Off the seat of a bicycle
Chapter 1 Off the seat of a bicycle

My wife suggested I write a book.
She was not specific but I knew my life as a bicycle activist had to be chronicled… if for no other reason than to re-tell the story to myself.

Looking back it’s obvious my accomplishments in life have been minor by any measure, and most blunted by an inability to associate in prolonged relationship with others. But nowhere has my life been more storied than the work I undertook off the seat of a bicycle.

Perhaps these stories merely chronicle a man who is different, who has taken his frustration out on a perceived enemy, who became an enemy of the people and required smite by law enforcement, but inside this book you are left to decide.

My first day on a bicycle started at 9 years old in Bedford Indiana after Santa brought me a little red bike with white side-wall tires.
Our family gathered on the street in front of our house and my father held on the first few times, but soon I was ready for my first solo flight.
I sailed alone down a sloping Indiana road where I fell over into the neighbors mailbox, popped up grinning and unhurt and ready to go again.

From then on I was lifted to freedom on a bicycle, and defied gravity and floated into the air.
I was ready to travel long walks and discover the magic that physical activity had on my mind and body. There was no pounding on bones, no delayed gratification, only a steady breeze and the effortless flow of visual stimuli.

I discovered the motion of dance and gravity; and suddenly my life became untethered by permission. I could go anywhere, wearing exactly what I had on, with nothing more than my strength as a limitation. I was the horse and traveler in one.

It wasn’t long before my neighborhood grew too small, and early one Sunday I rode out to the four-lane highway. It was a trafficless moment that existed briefly in 1959, forever replaced by America’s frenzy of guzzlers and hogs.

I remember feeling cautionary and holding fast to the edge of the road, but determined to venture on as I pedaled toward downtown. My estimate today marks it a half mile before I arrived at the big bridge that spanned the railroad gorge.

I knew those tracks and played there alone many times.
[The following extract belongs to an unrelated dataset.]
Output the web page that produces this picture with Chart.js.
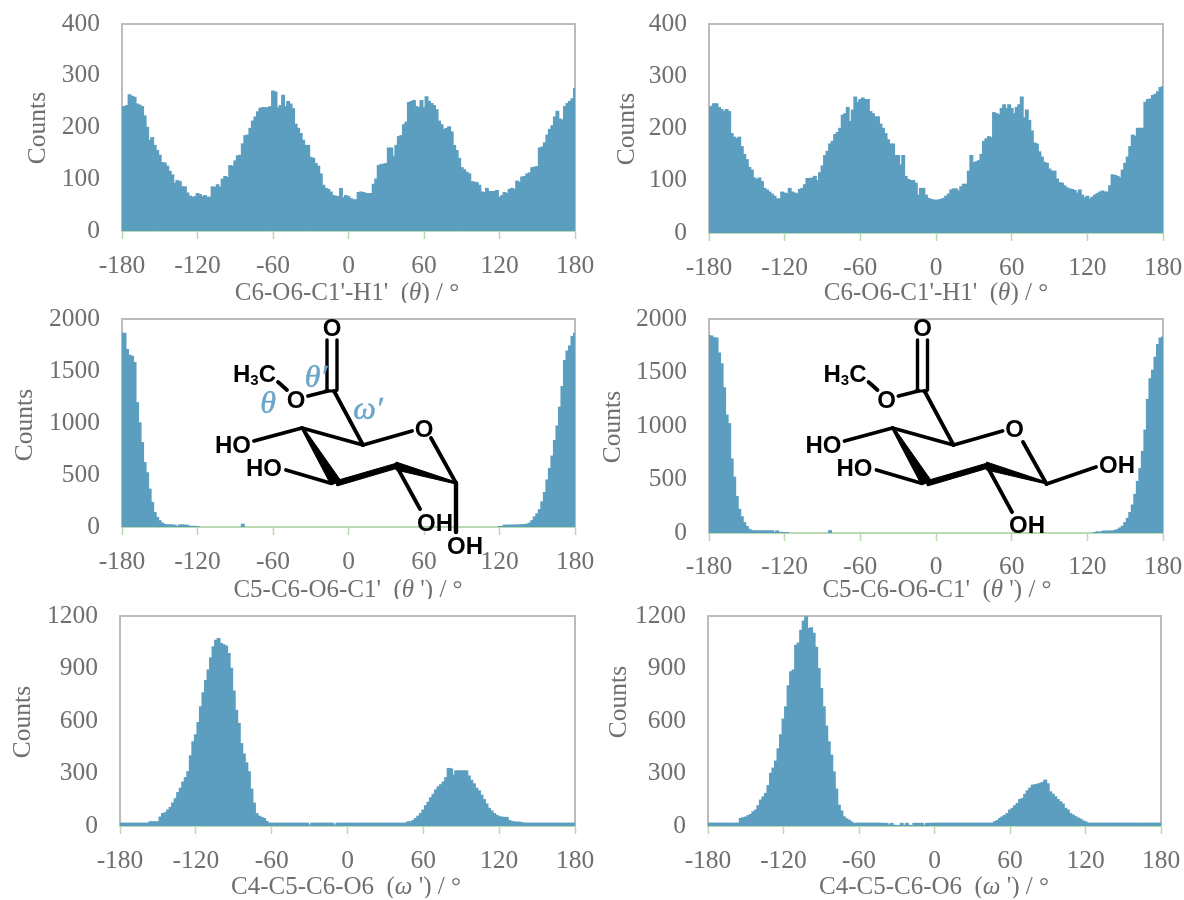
<!DOCTYPE html>
<html>
<head>
<meta charset="utf-8">
<script src="https://cdn.jsdelivr.net/npm/chart.js@4"></script>
<style>
html,body{margin:0;padding:0;background:#fff;width:1184px;height:900px;overflow:hidden}
#stage{position:relative;width:1184px;height:900px}
canvas{position:absolute}
svg{position:absolute;left:0;top:0}
.lbl{font-family:"Liberation Sans";font-weight:bold;font-size:24px;fill:#000}
.ang{font-family:"Liberation Serif";font-style:italic;font-size:32px;fill:#6aa6c8;stroke:#6aa6c8;stroke-width:.5}
</style>
</head>
<body>
<div id="stage">
<svg id="mol" width="1184" height="900" style="z-index:5"></svg>
</div>
<script>
const xTickLabels = ["-180","-120","-60","0","60","120","180"];
const binCentres = [];
for (let d = -180; d <= 180; d += 2) binCentres.push(String(d));

const thetaA = [
240,240,242,263,260,258,245,243,240,222,
200,175,180,165,155,146,132,131,125,115,
108,92,97,95,85,85,73,67,65,66,
72,70,66,68,65,65,85,84,89,84,
100,105,103,126,125,135,145,146,168,184,
185,198,212,220,230,237,238,238,238,240,
270,268,238,242,262,240,250,245,236,206,
198,188,175,165,165,142,140,130,125,110,
88,82,80,75,68,67,66,82,64,68,
66,62,60,60,74,75,74,72,72,72,
90,100,126,128,129,130,160,160,144,165,
182,184,205,210,248,250,252,240,238,252,
238,259,250,246,242,234,212,205,196,198,
201,191,165,155,140,122,118,113,110,95,
94,93,88,75,74,82,76,76,76,78,
65,68,74,72,80,82,80,96,94,104,
105,110,112,122,123,124,160,162,170,185,
196,203,220,231,216,214,240,246,250,255,
275];
const thetaB = [
240,242,247,247,240,236,232,236,232,190,
183,180,183,165,150,140,125,120,105,102,
105,98,85,82,78,74,70,65,65,78,
76,75,85,78,76,75,83,85,92,104,
104,105,108,100,115,128,148,156,170,175,
188,192,200,225,228,240,213,235,260,250,
255,258,255,255,232,228,222,222,208,200,
190,178,170,170,148,148,130,148,108,102,
100,100,95,72,85,85,72,66,64,63,
62,63,64,66,70,74,82,84,84,80,
88,93,93,118,148,134,136,138,150,175,
180,184,182,230,228,226,238,245,238,245,
238,228,240,245,260,220,235,215,195,172,
170,155,145,135,133,122,118,118,103,96,
95,90,86,84,83,81,76,82,72,67,
70,65,68,72,75,78,80,78,78,90,
111,110,108,105,120,133,145,165,187,185,
200,200,200,250,255,256,263,265,270,278,
280];
const thetaPrimeA = [
1860,1860,1705,1650,1640,1580,1194,1000,810,618,
520,362,234,138,90,58,35,22,20,18,
18,15,3,18,18,16,15,2,5,4,
3,0,0,0,0,0,0,0,0,0,
0,0,0,0,0,0,0,0,25,0,
0,0,0,0,0,0,0,0,0,0,
0,0,0,0,0,0,0,0,0,0,
0,0,0,0,0,0,0,0,0,0,
0,0,0,0,0,0,0,0,0,0,
0,0,0,0,0,0,0,0,0,0,
0,0,0,0,0,0,0,0,0,0,
0,0,0,0,0,0,0,0,0,0,
0,0,0,0,0,0,0,0,0,0,
0,0,0,0,0,0,0,0,0,0,
0,0,0,0,0,0,0,0,0,0,
2,3,15,16,16,16,16,18,18,20,
22,26,35,60,95,125,165,240,330,450,
560,680,830,970,1150,1350,1600,1690,1740,1830,
1860];
const thetaPrimeB = [
1844,1840,1822,1820,1680,1580,1355,1100,1020,690,
520,340,220,150,95,60,32,20,18,18,
18,18,18,18,18,18,5,18,5,4,
3,2,0,0,0,0,0,0,0,0,
0,0,0,0,0,0,0,0,20,0,
0,0,0,0,0,0,0,0,0,0,
0,0,0,0,0,0,0,0,0,0,
0,0,0,0,0,0,0,0,0,0,
0,0,0,0,0,0,0,0,0,0,
0,0,0,0,0,0,0,0,0,0,
0,0,0,0,0,0,0,0,0,0,
0,0,0,0,0,0,0,0,0,0,
0,0,0,0,0,0,0,0,0,0,
0,0,0,0,0,0,0,0,0,0,
0,0,0,0,0,0,0,0,0,0,
0,0,0,3,10,4,14,16,16,16,
18,22,30,45,62,95,135,190,260,360,
480,600,760,960,1245,1440,1520,1640,1760,1820,
1830];
const omegaA = [
15,15,15,15,15,15,15,15,15,15,
15,15,23,23,23,23,50,70,75,90,
105,130,155,190,215,250,275,309,400,480,
520,590,680,760,830,890,960,1023,1060,1070,
1042,1035,1027,985,900,770,660,585,470,410,
360,309,210,130,70,55,48,42,25,15,
15,15,15,15,15,15,15,15,15,15,
15,15,15,15,15,5,15,15,15,15,
15,15,15,15,15,5,15,15,15,15,
15,15,15,15,15,15,15,15,15,15,
15,15,15,15,15,15,15,15,15,15,
15,15,15,15,23,23,30,42,55,70,
90,115,135,160,180,205,223,235,250,275,
328,325,290,314,314,314,314,314,285,260,
240,215,200,175,150,125,100,85,70,60,
52,50,48,48,30,25,22,21,21,18,
15,15,15,15,15,15,15,15,15,15,
15,15,15,15,15,15,15,15,15,15,
15];
const omegaB = [
15,15,15,15,15,15,15,15,15,15,
15,15,15,42,46,50,58,65,80,90,
115,147,165,185,230,300,330,370,440,520,
610,680,800,880,890,1032,1045,1118,1170,1194,
1128,1132,1100,1020,899,785,680,570,480,404,
308,210,118,85,51,40,32,22,13,15,
15,15,15,15,15,15,15,15,15,14,
14,14,5,14,3,2,2,14,3,14,
3,2,14,14,14,14,3,14,14,14,
15,15,15,15,15,15,15,15,15,15,
15,15,15,15,15,15,15,15,15,15,
15,15,15,15,23,30,42,51,60,70,
90,100,115,128,150,156,180,200,215,232,
235,238,242,248,261,240,194,180,166,150,
137,125,100,90,70,61,52,44,38,28,
23,15,15,15,15,15,15,15,15,15,
15,15,15,15,15,15,15,15,15,15,
15,15,15,15,15,15,15,15,15,15,
15];

const yAxisMax = [400, 400, 2000, 2000, 1200, 1200];
const yAxisStep = [100, 100, 500, 500, 300, 300];
const xTitleA = ["C6-O6-C1'-H1'  (", "\u03B8", ") / \u00B0"];
const xTitleB = ["C5-C6-O6-C1'  (", "\u03B8", " ') / \u00B0"];
const xTitleC = ["C4-C5-C6-O6  (", "\u03C9", " ') / \u00B0"];
const yTitle = "Counts";

const BLUE = "#5c9ebf", INK = "#6f6f6f", GREEN = "#b9d9b2", FRAME = "#bcbcbc";
const FONT_FAMILY = "'Liberation Serif'";
const FS = 25.5, TFS = 25;

const panels = [
 {l:122,r:575,t:24,b:231, data:thetaA,      xt:xTitleA, xtx:347, xty:293, ytx:38,  yty:128, pad:12, n:0},
 {l:709,r:1163,t:24,b:233,data:thetaB,      xt:xTitleA, xtx:936, xty:293, ytx:627, yty:129, pad:12, n:1},
 {l:122,r:575,t:319,b:527,data:thetaPrimeA, xt:xTitleB, xtx:348, xty:590, ytx:25,  yty:425, pad:12, n:2},
 {l:709,r:1163,t:319,b:533,data:thetaPrimeB,xt:xTitleB, xtx:937, xty:590, ytx:613, yty:427, pad:11, n:3},
 {l:120,r:575,t:616,b:826,data:omegaA,      xt:xTitleC, xtx:346, xty:887, ytx:23,  yty:722, pad:12, n:4},
 {l:708,r:1161,t:616,b:826,data:omegaB,     xt:xTitleC, xtx:934, xty:887, ytx:619, yty:702, pad:12, n:5}
];

const ML = 118, MR = 24, MT = 18, MB = 72;

function noPadding(s) { s.paddingTop = 0; s.paddingBottom = 0; s.paddingLeft = 0; s.paddingRight = 0; }

const framePlugin = {
  id: "frame",
  beforeDatasetsDraw(c) {
    const a = c.chartArea, x = c.ctx;
    x.save();
    x.strokeStyle = FRAME; x.lineWidth = 2;
    x.beginPath();
    x.moveTo(a.left, a.bottom); x.lineTo(a.left, a.top);
    x.lineTo(a.right, a.top); x.lineTo(a.right, a.bottom);
    x.stroke();
    x.restore();
  },
  afterDraw(c, args, o) {
    const x = c.ctx, cv = o.origin;
    x.save();
    x.fillStyle = INK;
    x.textBaseline = "middle";
    x.textAlign = "left";
    const fonts = [`${TFS}px ${FONT_FAMILY}`, `italic ${TFS}px ${FONT_FAMILY}`, `${TFS}px ${FONT_FAMILY}`];
    let w = 0;
    o.xt.forEach((s, i) => { x.font = fonts[i]; w += x.measureText(s).width; });
    let px = o.xtx - cv.x - w / 2;
    o.xt.forEach((s, i) => { x.font = fonts[i]; x.fillText(s, px, o.xty - cv.y); px += x.measureText(s).width; });
    x.font = `${FS}px ${FONT_FAMILY}`;
    x.textAlign = "center";
    x.translate(o.ytx - cv.x, o.yty - cv.y);
    x.rotate(-Math.PI / 2);
    x.fillText(yTitle, 0, 0);
    x.restore();
  }
};

const stage = document.getElementById("stage");
panels.forEach(p => {
  const cv = document.createElement("canvas");
  const x0 = p.l - ML, y0 = p.t - MT;
  const W = p.r - p.l + ML + MR, H = p.b - p.t + MT + MB;
  cv.width = W; cv.height = H;
  cv.style.left = x0 + "px"; cv.style.top = y0 + "px";
  cv.style.width = W + "px"; cv.style.height = H + "px";
  stage.appendChild(cv);
  new Chart(cv, {
    type: "bar",
    data: { labels: binCentres, datasets: [{ data: p.data, backgroundColor: BLUE, borderWidth: 0, barPercentage: 1, categoryPercentage: 1,
      inflateAmount: ctx => (ctx.raw > 0 ? 0.7 : 0) }] },
    plugins: [framePlugin],
    options: {
      responsive: false, animation: false, maintainAspectRatio: false,
      layout: { autoPadding: false, padding: { top: MT, right: MR, left: 0, bottom: 0 } },
      plugins: {
        legend: { display: false }, tooltip: { enabled: false },
        frame: { xt: p.xt, xtx: p.xtx, xty: p.xty, ytx: p.ytx, yty: p.yty, origin: { x: x0, y: y0 } }
      },
      scales: {
        x: {
          type: "category", offset: false,
          afterBuildTicks(s) { s.ticks = s.ticks.filter(t => xTickLabels.includes(s.getLabelForValue(t.value))); },
          afterFit(s) { s.height = MB; noPadding(s); },
          grid: { offset: false, drawOnChartArea: false, drawTicks: true, tickLength: 8, tickColor: GREEN, tickWidth: 1.5 },
          border: { color: GREEN, width: 2 },
          ticks: {
            autoSkip: false, maxRotation: 0, minRotation: 0, padding: p.pad, color: INK,
            font: { family: FONT_FAMILY, size: FS },
            callback(v) { return this.getLabelForValue(v); }
          }
        },
        y: {
          min: 0, max: yAxisMax[p.n],
          afterFit(s) { s.width = ML; noPadding(s); },
          grid: { display: false, drawTicks: false },
          border: { display: false },
          ticks: { stepSize: yAxisStep[p.n], padding: 22, color: INK, font: { family: FONT_FAMILY, size: FS }, callback(v) { return String(v); } }
        }
      }
    }
  });
});

/* molecule overlay */
const NS = "http://www.w3.org/2000/svg";
const svg = document.getElementById("mol");
function el(name, attrs, text) {
  const e = document.createElementNS(NS, name);
  for (const k in attrs) e.setAttribute(k, attrs[k]);
  if (text !== undefined) e.textContent = text;
  svg.appendChild(e);
  return e;
}
function bond(x1, y1, x2, y2, w) { el("line", {x1, y1, x2, y2, stroke: "#000", "stroke-width": w || 3.8, "stroke-linecap": "round"}); }
function poly(pts) { el("polygon", {points: pts, fill: "#000", stroke: "#000", "stroke-width": 1, "stroke-linejoin": "round"}); }
function label(t, cx, cy, cls) { el("text", {x: cx, y: cy, "text-anchor": "middle", "dominant-baseline": "central", class: cls || "lbl"}, t); }
function h3c(x, y) {
  const t = el("text", {x, y, class: "lbl", "dominant-baseline": "central"});
  const a = document.createElementNS(NS, "tspan"); a.textContent = "H"; t.appendChild(a);
  const b = document.createElementNS(NS, "tspan"); b.textContent = "3"; b.setAttribute("font-size", "15"); b.setAttribute("dy", "6"); t.appendChild(b);
  const c = document.createElementNS(NS, "tspan"); c.textContent = "C"; c.setAttribute("dy", "-6"); t.appendChild(c);
}
function molecule(dx) {
  const X = v => v + dx;
  label("O", X(332), 327);
  bond(X(327), 340, X(327), 390, 3.4); bond(X(337), 340, X(337), 390, 3.4);
  h3c(X(233), 373);
  bond(X(278), 382, X(287), 390);
  label("O", X(296), 399);
  bond(X(308), 396, X(328), 391);
  bond(X(325), 391, X(336), 391, 3);
  bond(X(334), 391, X(363), 445);
  bond(X(363), 445, X(412), 431);
  label("O", X(424), 428);
  bond(X(302), 428, X(363), 445);
  label("HO", X(233), 444);
  bond(X(254), 441, X(302), 428);
  label("HO", X(264), 467);
  bond(X(286), 470, X(330), 483);
  poly(`${X(301)},428 ${X(303)},427 ${X(341)},481 ${X(331)},485`);
  poly(`${X(335)},481 ${X(397)},463 ${X(398)},468 ${X(337)},486`);
  poly(`${X(396)},462 ${X(456)},482 ${X(456)},484 ${X(396)},470`);
}
molecule(0);
bond(456, 483, 431, 438);
bond(397, 467, 420, 509);
label("OH", 435, 522);
bond(456, 483, 456, 532, 4.4);
label("OH", 465, 545);
label("\u03B8\u2032", 316, 376, "ang");
label("\u03B8", 268, 402, "ang");
label("\u03C9\u2032", 368, 408, "ang");
molecule(590.5);
bond(1046.5, 484, 1023, 442);
bond(1046.5, 484, 1096, 467);
label("OH", 1117, 464);
bond(987.5, 467, 1012, 512);
label("OH", 1027, 524);
</script>
</body>
</html>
I remember going to the railroad one day after school and walked way up the rails. I was 8 years old, and on the return trip, I almost ran down the regular path but at the last moment I changed direction, going 20 feet further, and turned down a rabbit trail over to the fence instead.

It was a fateful decision born of intuition or luck, who knows ... but it was a creed that decisions would take throughout my life: I would follow my impulse and believe it to be the right path.

As I was crawling over the square-hole fence into the cow field, I heard a sound behind me and looked back at the trail I just avoided.
 
A short dirty man was standing up in the chest-high brush growling and clawing the air with fingers sprung open like a cat’s claw. I missed being grabbed by 20 feet, and understood instantly, but wasn’t afraid.

Sometimes I felt fear in my life, but not then. He missed me and now I was too far away, and I turned and ran across one field and then another to get home. Days passed before I mentioned the man to my mother, and her immediate alarm made me realize the greater peril I narrowly missed. But her reaction caused me concern.
I didn’t want her to stop me from going to the railroad, so I dismissed the incident, and dismissed the danger and fell silent, and never mentioned it for another 42 years. To me the incident was important, but just a life-lesson is how I saw it.

Here I was at the railroad tracks again Sunday morning. Far above the tracks below, I had stopped riding and could smell the ‘railroad’ smell of tar and timber, and decided to ride my bike across the cement bridge and over to my fourth-grade school on the other side.

I straddled the bike on the edge of the four-lane road, with 2 lanes each direction. There was no traffic, but just as I began to push off, a car came from behind and started honking. I turned and saw the car intentionally steer from the outer lane, into my lane toward me, while continuing to honk. There was nobody else around, just the car with a man and woman, and me.

The car didn’t drive past especially close, but why did he do it? Was he declaring it dangerous for a boy to ride across the bridge?

Perhaps most car-people would agree the driver did the young boy a favor … the same favor I would see repeated many times during the years by socially cognizant people.

The incident caused me to change direction and ride for home, where I had bacon and eggs with my father. But inside me, I heard the world saying it is unsafe for bicycles, and I heard it the first time I ventured out on a city street.

Was this paranoia or was it plain truth that later experience bore out as real?

I say it’s the truth.
I challenge anyone who says the city street is less dangerous than the railroad track.
What difference is there between a man swerving his car towards you and a man hiding in the bushes? Maybe the intent of one is worse than the endangerment of the other, but aren’t they both caused by expected and ordinary human behavior?